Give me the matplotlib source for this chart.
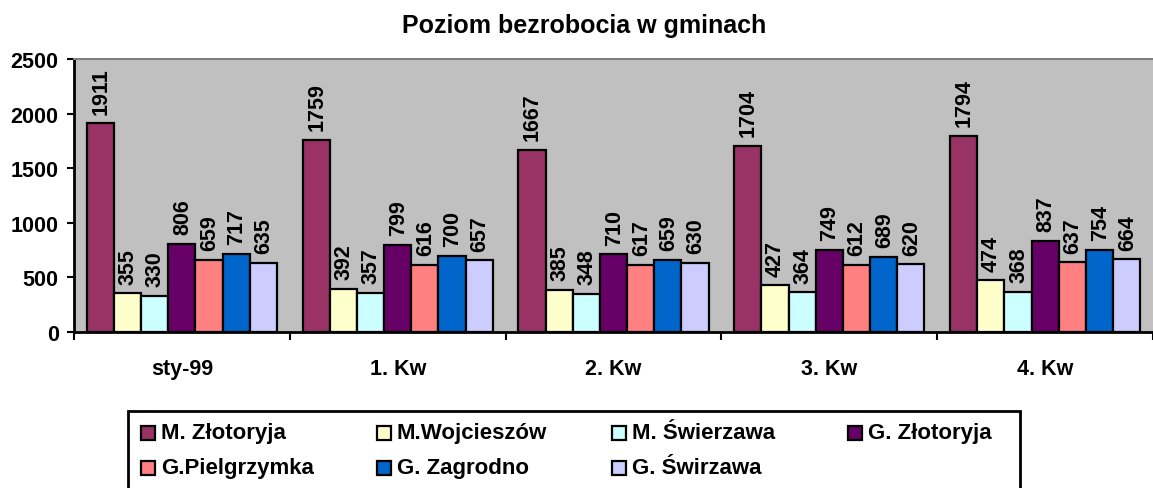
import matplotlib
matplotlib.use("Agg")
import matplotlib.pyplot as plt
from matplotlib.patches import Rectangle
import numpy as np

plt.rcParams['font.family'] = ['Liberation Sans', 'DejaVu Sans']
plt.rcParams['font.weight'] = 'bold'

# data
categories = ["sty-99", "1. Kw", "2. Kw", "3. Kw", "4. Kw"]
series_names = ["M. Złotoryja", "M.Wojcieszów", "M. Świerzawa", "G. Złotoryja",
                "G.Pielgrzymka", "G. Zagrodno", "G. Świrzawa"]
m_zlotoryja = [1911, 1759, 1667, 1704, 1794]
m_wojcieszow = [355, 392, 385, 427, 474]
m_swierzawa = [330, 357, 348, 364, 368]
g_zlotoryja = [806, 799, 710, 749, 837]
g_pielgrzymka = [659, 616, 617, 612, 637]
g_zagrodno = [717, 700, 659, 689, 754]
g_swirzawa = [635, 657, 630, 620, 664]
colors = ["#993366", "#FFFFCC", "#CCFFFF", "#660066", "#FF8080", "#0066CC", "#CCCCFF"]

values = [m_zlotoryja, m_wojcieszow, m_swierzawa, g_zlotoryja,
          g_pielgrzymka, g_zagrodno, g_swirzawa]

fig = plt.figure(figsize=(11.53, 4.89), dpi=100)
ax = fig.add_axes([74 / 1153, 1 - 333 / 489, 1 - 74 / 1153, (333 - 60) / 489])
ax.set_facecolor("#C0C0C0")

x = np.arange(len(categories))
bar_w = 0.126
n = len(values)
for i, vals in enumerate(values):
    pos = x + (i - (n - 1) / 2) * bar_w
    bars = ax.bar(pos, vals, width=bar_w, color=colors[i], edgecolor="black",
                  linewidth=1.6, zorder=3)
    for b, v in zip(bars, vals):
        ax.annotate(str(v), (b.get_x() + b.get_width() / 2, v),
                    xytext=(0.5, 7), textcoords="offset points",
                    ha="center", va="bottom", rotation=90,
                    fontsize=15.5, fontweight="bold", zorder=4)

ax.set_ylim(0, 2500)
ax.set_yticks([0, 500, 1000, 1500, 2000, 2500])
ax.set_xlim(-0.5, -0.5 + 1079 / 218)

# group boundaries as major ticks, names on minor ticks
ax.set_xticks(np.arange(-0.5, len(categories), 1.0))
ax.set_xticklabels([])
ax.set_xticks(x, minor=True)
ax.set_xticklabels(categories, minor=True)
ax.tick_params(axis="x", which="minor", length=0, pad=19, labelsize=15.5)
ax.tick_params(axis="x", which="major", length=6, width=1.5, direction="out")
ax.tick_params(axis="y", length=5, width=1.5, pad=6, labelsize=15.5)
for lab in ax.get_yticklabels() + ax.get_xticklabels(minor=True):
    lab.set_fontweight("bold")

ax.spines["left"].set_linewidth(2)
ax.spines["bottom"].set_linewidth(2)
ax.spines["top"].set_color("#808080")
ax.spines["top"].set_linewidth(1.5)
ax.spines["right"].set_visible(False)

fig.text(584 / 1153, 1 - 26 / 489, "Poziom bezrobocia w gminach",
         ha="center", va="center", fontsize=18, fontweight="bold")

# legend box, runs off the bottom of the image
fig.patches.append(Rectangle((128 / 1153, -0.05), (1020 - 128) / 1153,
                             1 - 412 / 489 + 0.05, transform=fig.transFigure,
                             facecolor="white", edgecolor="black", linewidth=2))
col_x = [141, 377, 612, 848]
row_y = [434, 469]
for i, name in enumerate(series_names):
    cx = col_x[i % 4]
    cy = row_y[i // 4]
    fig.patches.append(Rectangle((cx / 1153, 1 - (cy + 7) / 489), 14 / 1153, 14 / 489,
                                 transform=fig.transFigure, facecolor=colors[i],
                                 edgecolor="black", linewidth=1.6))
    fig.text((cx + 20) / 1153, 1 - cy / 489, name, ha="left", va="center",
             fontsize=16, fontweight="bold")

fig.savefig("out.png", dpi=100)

:::

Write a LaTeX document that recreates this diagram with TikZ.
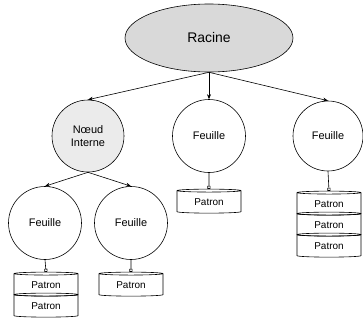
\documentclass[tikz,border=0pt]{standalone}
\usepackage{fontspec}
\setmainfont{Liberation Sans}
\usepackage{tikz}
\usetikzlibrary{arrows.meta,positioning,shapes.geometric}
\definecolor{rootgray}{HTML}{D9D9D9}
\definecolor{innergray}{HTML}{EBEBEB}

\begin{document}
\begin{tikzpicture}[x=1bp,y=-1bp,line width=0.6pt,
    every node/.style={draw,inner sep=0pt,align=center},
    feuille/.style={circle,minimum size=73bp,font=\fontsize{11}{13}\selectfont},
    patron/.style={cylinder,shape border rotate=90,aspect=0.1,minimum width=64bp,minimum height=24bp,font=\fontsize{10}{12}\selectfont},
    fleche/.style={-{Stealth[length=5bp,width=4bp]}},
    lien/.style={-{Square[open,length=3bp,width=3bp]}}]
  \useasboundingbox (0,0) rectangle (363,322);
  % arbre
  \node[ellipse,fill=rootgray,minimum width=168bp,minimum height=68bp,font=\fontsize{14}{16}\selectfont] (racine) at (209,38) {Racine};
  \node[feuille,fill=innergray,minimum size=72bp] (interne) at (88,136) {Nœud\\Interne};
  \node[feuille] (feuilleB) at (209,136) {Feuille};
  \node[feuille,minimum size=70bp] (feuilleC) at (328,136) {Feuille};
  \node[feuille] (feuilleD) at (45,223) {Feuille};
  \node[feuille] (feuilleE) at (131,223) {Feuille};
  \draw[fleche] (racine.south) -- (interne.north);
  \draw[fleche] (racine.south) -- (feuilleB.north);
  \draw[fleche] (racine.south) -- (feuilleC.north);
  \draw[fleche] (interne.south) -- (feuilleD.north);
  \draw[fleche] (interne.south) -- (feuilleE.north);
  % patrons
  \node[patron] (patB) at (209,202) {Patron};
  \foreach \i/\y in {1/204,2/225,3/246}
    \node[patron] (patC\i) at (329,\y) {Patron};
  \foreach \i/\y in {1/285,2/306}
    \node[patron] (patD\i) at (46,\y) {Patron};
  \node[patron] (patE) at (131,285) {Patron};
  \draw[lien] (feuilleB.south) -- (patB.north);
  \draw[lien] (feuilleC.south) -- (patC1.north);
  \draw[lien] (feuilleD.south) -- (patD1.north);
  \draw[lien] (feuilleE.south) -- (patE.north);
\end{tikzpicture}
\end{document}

:::

● **What you have to do**: Pictures in the material above should be skipped; print exactly the lines from the one with "Give me the matplotlib source for this chart." through the one with "plt.rcParams['font.weight'] = 'bold'".

● **Exercise result**:
Give me the matplotlib source for this chart.
import matplotlib
matplotlib.use("Agg")
import matplotlib.pyplot as plt
from matplotlib.patches import Rectangle
import numpy as np

plt.rcParams['font.family'] = ['Liberation Sans', 'DejaVu Sans']
plt.rcParams['font.weight'] = 'bold'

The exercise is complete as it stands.